Lo único que de verdad marca la diferencia es la inteligencia, pero no la listeza o la astucia. Y la inteligencia no es conocimiento o sabiduría, no consiste en leer muchos libros (aunque leer alguno que otro, y bueno, no está mal de vez en cuando), sino en tener la mente grande, abierta, poderosa, generosa y compasiva. Y eso es, creo, lo más difícil del mundo. Lo más fácil es lo otro: ser un memo y decir o escribir paridas, ser un ladrón o un cínico, votar a ladrones o a cínicos, decidir ser un mierda, un troll o un mentiroso. Lo más complicado es decir cosas que merezcan la pena, y escuchar lo que tenga que decir el otro. O simplemente estar callados. Hacemos demasiado ruido y no escuchamos nada de lo que nos rodea.

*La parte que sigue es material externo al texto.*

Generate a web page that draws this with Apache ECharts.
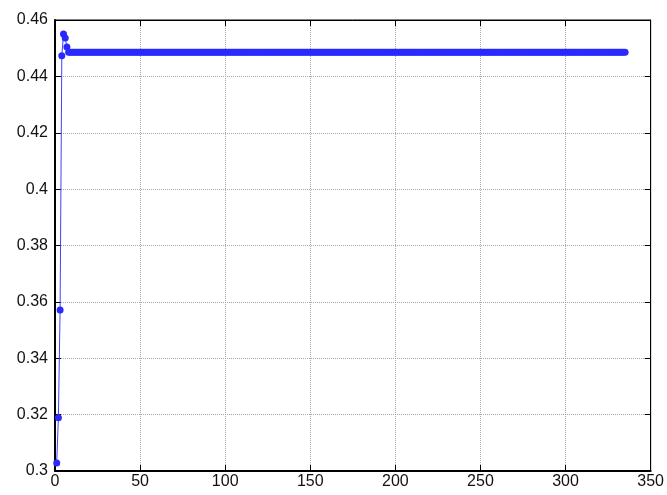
<!DOCTYPE html>
<html>
<head>
<meta charset="utf-8">
<script src="https://cdn.jsdelivr.net/npm/echarts@6/dist/echarts.min.js"></script>
<style>
  html, body { margin: 0; padding: 0; background: #fff; }
  #main { width: 667px; height: 495px; }
</style>
</head>
<body>
<div id="main"></div>
<script>
// iteration values (x = 1, 2, 3, ...)
var startValues = [0.3028, 0.3189, 0.3571, 0.4473, 0.4550, 0.4536, 0.4504];
var steadyValues = [
  0.4486,0.4486,0.4486,0.4486,0.4486,0.4486,0.4486,0.4486,0.4486,0.4486,
  0.4486,0.4486,0.4486,0.4486,0.4486,0.4486,0.4486,0.4486,0.4486,0.4486,
  0.4486,0.4486,0.4486,0.4486,0.4486,0.4486,0.4486,0.4486,0.4486,0.4486,
  0.4486,0.4486,0.4486,0.4486,0.4486,0.4486,0.4486,0.4486,0.4486,0.4486,
  0.4486,0.4486,0.4486,0.4486,0.4486,0.4486,0.4486,0.4486,0.4486,0.4486,
  0.4486,0.4486,0.4486,0.4486,0.4486,0.4486,0.4486,0.4486,0.4486,0.4486,
  0.4486,0.4486,0.4486,0.4486,0.4486,0.4486,0.4486,0.4486,0.4486,0.4486,
  0.4486,0.4486,0.4486,0.4486,0.4486,0.4486,0.4486,0.4486,0.4486,0.4486,
  0.4486,0.4486,0.4486,0.4486,0.4486,0.4486,0.4486,0.4486,0.4486,0.4486,
  0.4486,0.4486,0.4486,0.4486,0.4486,0.4486,0.4486,0.4486,0.4486,0.4486,
  0.4486,0.4486,0.4486,0.4486,0.4486,0.4486,0.4486,0.4486,0.4486,0.4486,
  0.4486,0.4486,0.4486,0.4486,0.4486,0.4486,0.4486,0.4486,0.4486,0.4486,
  0.4486,0.4486,0.4486,0.4486,0.4486,0.4486,0.4486,0.4486,0.4486,0.4486,
  0.4486,0.4486,0.4486,0.4486,0.4486,0.4486,0.4486,0.4486,0.4486,0.4486,
  0.4486,0.4486,0.4486,0.4486,0.4486,0.4486,0.4486,0.4486,0.4486,0.4486,
  0.4486,0.4486,0.4486,0.4486,0.4486,0.4486,0.4486,0.4486,0.4486,0.4486,
  0.4486,0.4486,0.4486,0.4486,0.4486,0.4486,0.4486,0.4486,0.4486,0.4486,
  0.4486,0.4486,0.4486,0.4486,0.4486,0.4486,0.4486,0.4486,0.4486,0.4486,
  0.4486,0.4486,0.4486,0.4486,0.4486,0.4486,0.4486,0.4486,0.4486,0.4486,
  0.4486,0.4486,0.4486,0.4486,0.4486,0.4486,0.4486,0.4486,0.4486,0.4486,
  0.4486,0.4486,0.4486,0.4486,0.4486,0.4486,0.4486,0.4486,0.4486,0.4486,
  0.4486,0.4486,0.4486,0.4486,0.4486,0.4486,0.4486,0.4486,0.4486,0.4486,
  0.4486,0.4486,0.4486,0.4486,0.4486,0.4486,0.4486,0.4486,0.4486,0.4486,
  0.4486,0.4486,0.4486,0.4486,0.4486,0.4486,0.4486,0.4486,0.4486,0.4486,
  0.4486,0.4486,0.4486,0.4486,0.4486,0.4486,0.4486,0.4486,0.4486,0.4486,
  0.4486,0.4486,0.4486,0.4486,0.4486,0.4486,0.4486,0.4486,0.4486,0.4486,
  0.4486,0.4486,0.4486,0.4486,0.4486,0.4486,0.4486,0.4486,0.4486,0.4486,
  0.4486,0.4486,0.4486,0.4486,0.4486,0.4486,0.4486,0.4486,0.4486,0.4486,
  0.4486,0.4486,0.4486,0.4486,0.4486,0.4486,0.4486,0.4486,0.4486,0.4486,
  0.4486,0.4486,0.4486,0.4486,0.4486,0.4486,0.4486,0.4486,0.4486,0.4486,
  0.4486,0.4486,0.4486,0.4486,0.4486,0.4486,0.4486,0.4486,0.4486,0.4486,
  0.4486,0.4486,0.4486,0.4486,0.4486,0.4486,0.4486,0.4486,0.4486,0.4486,
  0.4486,0.4486,0.4486,0.4486,0.4486,0.4486,0.4486,0.4486
];
var xTicks = [0, 50, 100, 150, 200, 250, 300, 350];
var yTicks = [0.3, 0.32, 0.34, 0.36, 0.38, 0.4, 0.42, 0.44, 0.46];

var values = startValues.concat(steadyValues);
var points = [];
for (var i = 0; i < values.length; i++) {
    points.push([i + 1, values[i]]);
}

var myChart = echarts.init(document.getElementById('main'));

var gridLine = { show: true, lineStyle: { color: '#a8a8a8', type: 'dotted', width: 1 } };
var textStyle = { color: '#111', fontSize: 16, fontFamily: 'Liberation Sans, Arial, sans-serif' };

var option = {
    animation: false,
    backgroundColor: '#fff',
    grid: {
        left: 55, right: 16, top: 20, bottom: 24,
        show: true, borderColor: '#000', borderWidth: 1
    },
    xAxis: [{
        type: 'value',
        min: xTicks[0], max: xTicks[xTicks.length - 1], interval: 50,
        axisLine: { show: true, onZero: false, lineStyle: { color: '#000', width: 2 } },
        axisTick: { show: true, inside: true, length: 6, lineStyle: { color: '#000' } },
        axisLabel: Object.assign({ margin: 3 }, textStyle),
        splitLine: gridLine
    }, {
        type: 'value', position: 'top',
        min: xTicks[0], max: xTicks[xTicks.length - 1], interval: 50,
        axisLine: { show: true, onZero: false, lineStyle: { color: '#000' } },
        axisTick: { show: true, inside: true, length: 6, lineStyle: { color: '#000' } },
        axisLabel: { show: false },
        splitLine: { show: false }
    }],
    yAxis: [{
        type: 'value',
        min: yTicks[0], max: yTicks[yTicks.length - 1], interval: 0.02,
        axisLine: { show: true, onZero: false, lineStyle: { color: '#000', width: 2 } },
        axisTick: { show: true, inside: true, length: 6, lineStyle: { color: '#000' } },
        axisLabel: Object.assign({ margin: 7 }, textStyle),
        splitLine: gridLine
    }, {
        type: 'value', position: 'right',
        min: yTicks[0], max: yTicks[yTicks.length - 1], interval: 0.02,
        axisLine: { show: true, onZero: false, lineStyle: { color: '#000' } },
        axisTick: { show: true, inside: true, length: 6, lineStyle: { color: '#000' } },
        axisLabel: { show: false },
        splitLine: { show: false }
    }],
    series: [{
        type: 'line',
        data: points,
        symbol: 'circle',
        symbolSize: 7,
        showSymbol: true,
        showAllSymbol: true,
        itemStyle: { color: '#2a2aff' },
        lineStyle: { color: '#4040ff', width: 1 }
    }]
};
myChart.setOption(option);
</script>
</body>
</html>
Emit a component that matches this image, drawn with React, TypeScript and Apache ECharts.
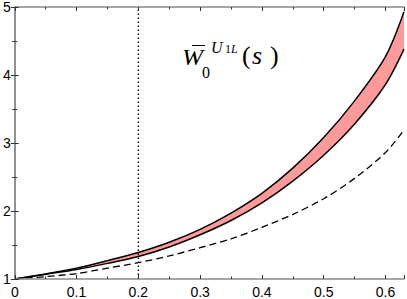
import React, { useEffect, useRef } from "react";
import * as echarts from "echarts";

const sValues = [0, 0.05, 0.1, 0.15, 0.2, 0.25, 0.3, 0.35, 0.4, 0.45, 0.5, 0.55, 0.6, 0.63];
const upperBound = [1, 1.075, 1.16, 1.27, 1.39, 1.54, 1.73, 1.97, 2.26, 2.63, 3.08, 3.62, 4.27, 4.93];
const lowerBound = [1, 1.07, 1.14, 1.23, 1.33, 1.47, 1.65, 1.86, 2.12, 2.44, 2.82, 3.28, 3.86, 4.38];
const dashedCurve = [1, 1.035, 1.08, 1.16, 1.24, 1.34, 1.46, 1.59, 1.76, 1.95, 2.18, 2.48, 2.86, 3.19];
const markerS = 0.2;
const xTickLabels = ["0", "0.1", "0.2", "0.3", "0.4", "0.5", "0.6"];
const yTickLabels = ["1", "2", "3", "4", "5"];

const pairs = (ys: number[]) => sValues.map((s, i) => [s, ys[i]]);

export default function App() {
  const ref = useRef<HTMLDivElement>(null);
  useEffect(() => {
    const chart = echarts.init(ref.current!, null, { renderer: "svg" });
    const axisLine = { show: true, lineStyle: { color: "#8a8a8a", width: 1.5 } };
    const axisTick = { show: true, inside: true, length: 4, lineStyle: { color: "#333", width: 1 } };
    const minorTick = { show: true, splitNumber: 2, length: 2.5, lineStyle: { color: "#333", width: 1 } };
    const labelFont = { fontFamily: "Liberation Sans", fontSize: 14, color: "#000" };
    const serif = "Liberation Serif";
    const txt = (text: string, x: number, y: number, size: number, italic: boolean, scaleX = 1) => ({
      type: "text",
      x,
      y,
      scaleX,
      style: {
        text,
        fontFamily: serif,
        fontSize: size,
        fontStyle: italic ? "italic" : "normal",
        fill: "#000",
      },
    });
    const smoothLine = { type: "line", smooth: 0.3, symbol: "none" };
    chart.setOption({
      animation: false,
      grid: { left: 13, right: 2, top: 6, bottom: 19, containLabel: false },
      xAxis: [
        {
          type: "value", min: 0, max: 0.63, interval: 0.1, position: "bottom", z: 10,
          axisLine, axisTick, minorTick, splitLine: { show: false },
          axisLabel: {
            ...labelFont, margin: 6,
            formatter: (v: number) => {
              const i = Math.round(v * 10);
              return Math.abs(v * 10 - i) < 1e-6 && i < xTickLabels.length ? xTickLabels[i] : "";
            },
          },
        },
        {
          type: "value", min: 0, max: 0.63, interval: 0.1, position: "top", z: 10,
          axisLine, axisTick, minorTick, splitLine: { show: false }, axisLabel: { show: false },
        },
      ],
      yAxis: [
        {
          type: "value", min: 1, max: 5, interval: 1, position: "left", z: 10,
          axisLine, axisTick, minorTick, splitLine: { show: false },
          axisLabel: {
            ...labelFont, margin: 4,
            formatter: (v: number) => yTickLabels[Math.round(v) - 1] ?? "",
          },
        },
        {
          type: "value", min: 1, max: 5, interval: 1, position: "right", z: 10,
          axisLine, axisTick, minorTick, splitLine: { show: false }, axisLabel: { show: false },
        },
      ],
      series: [
        {
          ...smoothLine, data: pairs(upperBound),
          lineStyle: { width: 0, opacity: 0 },
          areaStyle: { color: "#ff9a9a", opacity: 1, origin: "start" },
          silent: true,
        },
        {
          ...smoothLine, data: pairs(lowerBound),
          lineStyle: { width: 0, opacity: 0 },
          areaStyle: { color: "#ffffff", opacity: 1, origin: "start" },
          silent: true,
        },
        {
          ...smoothLine, data: pairs(dashedCurve),
          lineStyle: { color: "#000", width: 1.3, type: [7, 4] },
        },
        {
          type: "line", data: [[markerS, 1], [markerS, 5]], symbol: "none",
          lineStyle: { color: "#000", width: 1.4, type: [1.4, 2.6] },
        },
        {
          ...smoothLine, data: pairs(upperBound),
          lineStyle: { color: "#000", width: 1.5 },
        },
        {
          ...smoothLine, data: pairs(lowerBound),
          lineStyle: { color: "#000", width: 1.5 },
        },
      ],
      graphic: [
        txt("W", 182, 45, 23, true, 1.1),
        { type: "line", shape: { x1: 192, y1: 45.5, x2: 205, y2: 45.5 }, style: { stroke: "#000", lineWidth: 1 } },
        txt("0", 202, 64, 16, false),
        txt("U", 211, 39, 16, true),
        txt("1", 225, 43, 12, false),
        txt("L", 231, 43, 12, true),
        txt("(", 242, 42, 26, false),
        txt("s", 252, 42, 26, true),
        txt(")", 270, 42, 26, false),
      ],
    });
    return () => chart.dispose();
  }, []);
  return (
    <div
      ref={ref}
      style={{ position: "fixed", left: 0, top: 0, width: 407, height: 299, background: "#fff" }}
    />
  );
}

En mi caso, me es imposible no ir por la calle, siempre que voy solo, escuchando música a todas horas. ¿Ha visto el lector la película ‘Baby Driver’? Pues el protagonista es como yo: todo el día con música y metiendo la música en todas partes, con los cascos permanentemente colgados de las orejas. De otra forma me resultaría imposible ir por la calle o en metro o en el bus. Incluso en taxi. Y hago mal, porque de vez en cuando es necesario escuchar el sonido del mundo. ¿pero cómo hacer otra cosa? Las chorradas que comenta por la calle se me meten en la materia gris de mi cerebro y me hacen pensar chorradas, y tener ganas de decir chorradas, y aceptar que desde luego no valemos la pena, y que la Tierra se equivocó al permitir nuestra evolución y nuestra total primacía sobre el resto de los animales, primacía que no se basa en la inteligencia sino en nuestra capacidad para la crueldad.
Y verlo de otra manera es, creo, una tremenda equivocación.